== MATERIAL PROVIDED ==

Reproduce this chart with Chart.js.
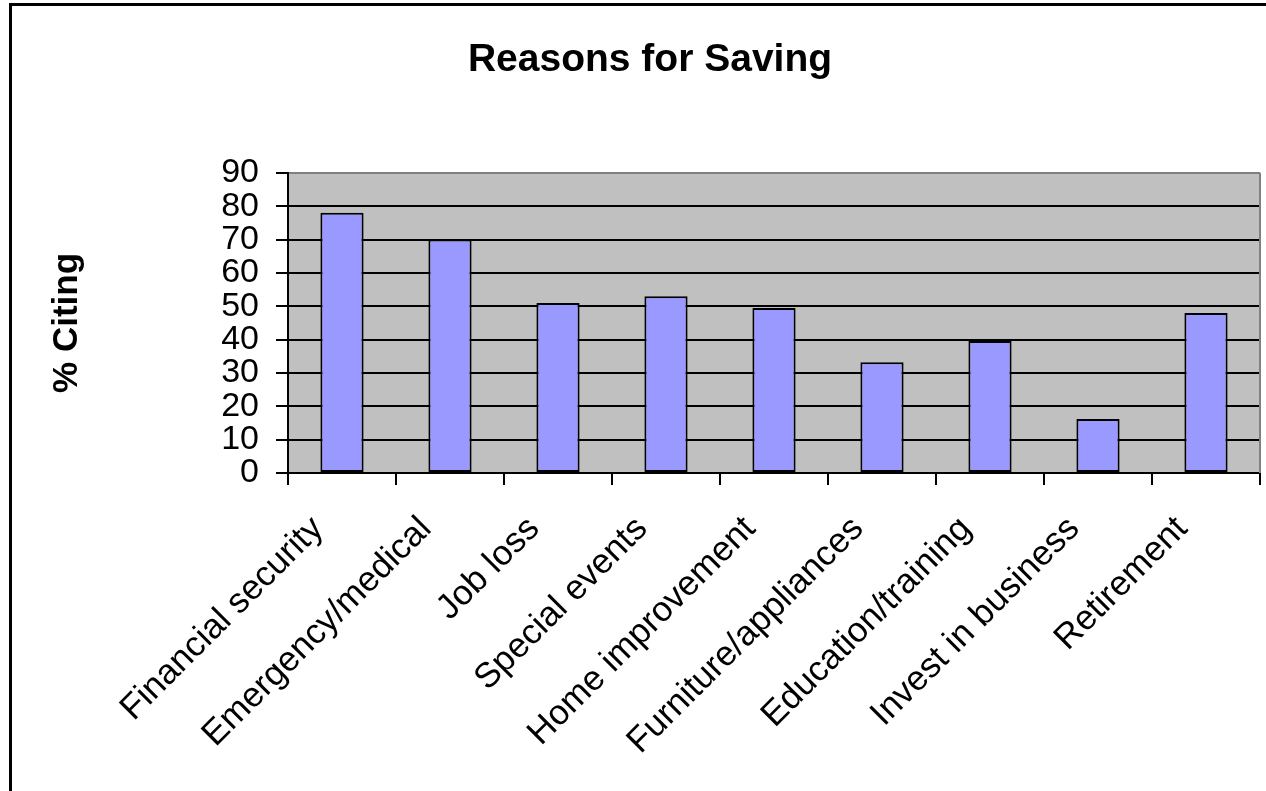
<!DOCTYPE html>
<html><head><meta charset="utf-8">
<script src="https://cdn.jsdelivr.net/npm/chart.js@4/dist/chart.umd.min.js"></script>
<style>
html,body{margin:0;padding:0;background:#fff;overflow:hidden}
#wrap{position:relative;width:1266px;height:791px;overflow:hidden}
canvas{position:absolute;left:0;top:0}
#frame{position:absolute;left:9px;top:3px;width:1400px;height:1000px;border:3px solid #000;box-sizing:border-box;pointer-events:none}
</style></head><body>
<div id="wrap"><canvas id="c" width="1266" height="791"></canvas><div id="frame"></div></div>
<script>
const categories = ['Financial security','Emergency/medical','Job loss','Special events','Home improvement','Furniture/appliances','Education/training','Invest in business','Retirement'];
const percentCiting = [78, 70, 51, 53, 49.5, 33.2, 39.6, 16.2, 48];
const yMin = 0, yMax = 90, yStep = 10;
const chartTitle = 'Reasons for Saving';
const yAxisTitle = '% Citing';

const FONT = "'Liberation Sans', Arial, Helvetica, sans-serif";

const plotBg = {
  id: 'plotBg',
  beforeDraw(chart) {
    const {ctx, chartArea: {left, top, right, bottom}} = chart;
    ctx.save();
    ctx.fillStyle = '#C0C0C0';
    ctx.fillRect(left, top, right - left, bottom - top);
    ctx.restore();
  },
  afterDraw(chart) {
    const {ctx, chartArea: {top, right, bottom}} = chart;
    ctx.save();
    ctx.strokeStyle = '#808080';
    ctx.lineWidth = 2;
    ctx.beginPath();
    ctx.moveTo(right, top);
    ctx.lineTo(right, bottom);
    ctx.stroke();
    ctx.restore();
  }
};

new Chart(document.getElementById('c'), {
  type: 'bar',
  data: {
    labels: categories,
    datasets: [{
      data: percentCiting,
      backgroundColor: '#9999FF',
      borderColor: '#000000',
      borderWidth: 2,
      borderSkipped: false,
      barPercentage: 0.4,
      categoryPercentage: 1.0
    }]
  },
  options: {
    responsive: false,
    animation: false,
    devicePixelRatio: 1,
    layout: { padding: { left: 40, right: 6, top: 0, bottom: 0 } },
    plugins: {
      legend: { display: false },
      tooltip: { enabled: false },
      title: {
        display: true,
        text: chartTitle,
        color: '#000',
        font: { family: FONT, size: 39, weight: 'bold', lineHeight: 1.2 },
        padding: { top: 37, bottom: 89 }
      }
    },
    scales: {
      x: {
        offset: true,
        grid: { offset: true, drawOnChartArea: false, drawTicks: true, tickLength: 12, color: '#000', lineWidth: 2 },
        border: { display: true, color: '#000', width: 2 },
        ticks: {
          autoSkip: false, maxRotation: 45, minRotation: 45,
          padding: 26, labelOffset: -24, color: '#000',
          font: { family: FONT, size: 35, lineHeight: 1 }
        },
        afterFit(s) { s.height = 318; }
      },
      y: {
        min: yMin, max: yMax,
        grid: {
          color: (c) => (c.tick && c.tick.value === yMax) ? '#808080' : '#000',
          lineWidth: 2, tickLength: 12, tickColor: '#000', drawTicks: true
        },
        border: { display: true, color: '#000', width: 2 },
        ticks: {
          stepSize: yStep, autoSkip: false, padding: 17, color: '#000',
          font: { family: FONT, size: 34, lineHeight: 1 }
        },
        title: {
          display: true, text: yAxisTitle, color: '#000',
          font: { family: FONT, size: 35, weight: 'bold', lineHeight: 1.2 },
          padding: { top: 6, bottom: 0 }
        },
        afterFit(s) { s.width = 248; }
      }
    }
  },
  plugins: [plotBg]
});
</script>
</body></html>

===

Write out the whole listing exactly, and drop the pictures.

THE COMPLETED TASK:
Reproduce this chart with Chart.js.
<!DOCTYPE html>
<html><head><meta charset="utf-8">
<script src="https://cdn.jsdelivr.net/npm/chart.js@4/dist/chart.umd.min.js"></script>
<style>
html,body{margin:0;padding:0;background:#fff;overflow:hidden}
#wrap{position:relative;width:1266px;height:791px;overflow:hidden}
canvas{position:absolute;left:0;top:0}
#frame{position:absolute;left:9px;top:3px;width:1400px;height:1000px;border:3px solid #000;box-sizing:border-box;pointer-events:none}
</style></head><body>
<div id="wrap"><canvas id="c" width="1266" height="791"></canvas><div id="frame"></div></div>
<script>
const categories = ['Financial security','Emergency/medical','Job loss','Special events','Home improvement','Furniture/appliances','Education/training','Invest in business','Retirement'];
const percentCiting = [78, 70, 51, 53, 49.5, 33.2, 39.6, 16.2, 48];
const yMin = 0, yMax = 90, yStep = 10;
const chartTitle = 'Reasons for Saving';
const yAxisTitle = '% Citing';

const FONT = "'Liberation Sans', Arial, Helvetica, sans-serif";

const plotBg = {
  id: 'plotBg',
  beforeDraw(chart) {
    const {ctx, chartArea: {left, top, right, bottom}} = chart;
    ctx.save();
    ctx.fillStyle = '#C0C0C0';
    ctx.fillRect(left, top, right - left, bottom - top);
    ctx.restore();
  },
  afterDraw(chart) {
    const {ctx, chartArea: {top, right, bottom}} = chart;
    ctx.save();
    ctx.strokeStyle = '#808080';
    ctx.lineWidth = 2;
    ctx.beginPath();
    ctx.moveTo(right, top);
    ctx.lineTo(right, bottom);
    ctx.stroke();
    ctx.restore();
  }
};

new Chart(document.getElementById('c'), {
  type: 'bar',
  data: {
    labels: categories,
    datasets: [{
      data: percentCiting,
      backgroundColor: '#9999FF',
      borderColor: '#000000',
      borderWidth: 2,
      borderSkipped: false,
      barPercentage: 0.4,
      categoryPercentage: 1.0
    }]
  },
  options: {
    responsive: false,
    animation: false,
    devicePixelRatio: 1,
    layout: { padding: { left: 40, right: 6, top: 0, bottom: 0 } },
    plugins: {
      legend: { display: false },
      tooltip: { enabled: false },
      title: {
        display: true,
        text: chartTitle,
        color: '#000',
        font: { family: FONT, size: 39, weight: 'bold', lineHeight: 1.2 },
        padding: { top: 37, bottom: 89 }
      }
    },
    scales: {
      x: {
        offset: true,
        grid: { offset: true, drawOnChartArea: false, drawTicks: true, tickLength: 12, color: '#000', lineWidth: 2 },
        border: { display: true, color: '#000', width: 2 },
        ticks: {
          autoSkip: false, maxRotation: 45, minRotation: 45,
          padding: 26, labelOffset: -24, color: '#000',
          font: { family: FONT, size: 35, lineHeight: 1 }
        },
        afterFit(s) { s.height = 318; }
      },
      y: {
        min: yMin, max: yMax,
        grid: {
          color: (c) => (c.tick && c.tick.value === yMax) ? '#808080' : '#000',
          lineWidth: 2, tickLength: 12, tickColor: '#000', drawTicks: true
        },
        border: { display: true, color: '#000', width: 2 },
        ticks: {
          stepSize: yStep, autoSkip: false, padding: 17, color: '#000',
          font: { family: FONT, size: 34, lineHeight: 1 }
        },
        title: {
          display: true, text: yAxisTitle, color: '#000',
          font: { family: FONT, size: 35, weight: 'bold', lineHeight: 1.2 },
          padding: { top: 6, bottom: 0 }
        },
        afterFit(s) { s.width = 248; }
      }
    }
  },
  plugins: [plotBg]
});
</script>
</body></html>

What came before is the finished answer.